Eating My Way Through Tokyo

Tokyo is a food paradise. I knew this before I arrived, but nothing prepares you for the sheer variety and quality of street food available on almost every corner.

Tsukiji Outer Market

Even after the inner market moved to Toyosu, the outer market at Tsukiji remains a street food heaven. We arrived at 7am and it was already buzzing.

Must-try:

  • Fresh tamago (egg) on a stick — sweet, fluffy, perfect
  • Grilled scallops with butter and soy sauce
  • Tuna onigiri made right in front of you

Takeshita Street, Harajuku

This is where things get colorful. Cotton candy bigger than your head, rainbow crepes, and matcha-everything.

Pro tip: Skip the Instagram-famous spots with huge lines. The small stalls with no English signs usually have the best food.

Omoide Yokocho (Memory Lane), Shinjuku

This narrow alley of tiny yakitori restaurants is one of the most atmospheric places I've ever eaten. Each shop has maybe 6-8 seats, and the grillmaster works right in front of you.

My Street Food Ranking

  1. Takoyaki — octopus balls from a street vendor in Asakusa
  2. Yakitori — chicken skewers at Memory Lane
  3. Melon pan — crispy sweet bread from a bakery near Shibuya
  4. Taiyaki — fish-shaped cake filled with red bean paste
  5. Ichigo daifuku — strawberry wrapped in mochi and red bean

The QA Perspective

Japanese street food vendors are the ultimate quality engineers. Every piece of takoyaki is turned at exactly the right moment. Every skewer is grilled to the same doneness. The consistency is remarkable — it's like watching automated tests run with 100% pass rate.

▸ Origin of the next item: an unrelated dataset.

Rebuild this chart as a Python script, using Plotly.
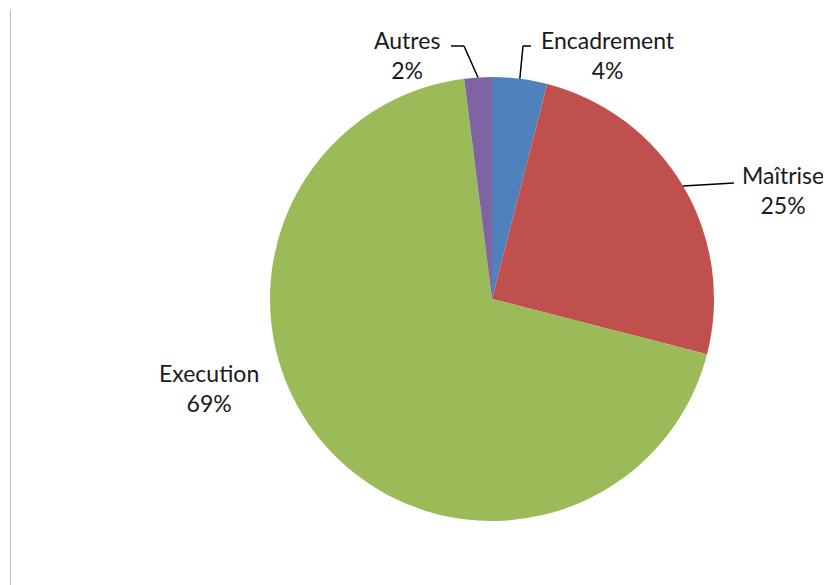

There's a lesson here for testers: precision and consistency come from practice and attention, not just from tools.

Practical Tips

  • Carry cash — many vendors don't take cards
  • Learn basic Japanese phrases — vendors appreciate the effort
  • Go early — especially for markets
  • Follow the locals — they know where the good stuff is

Tokyo changed how I think about food. Every meal felt like a carefully crafted experience. I can't wait to go back.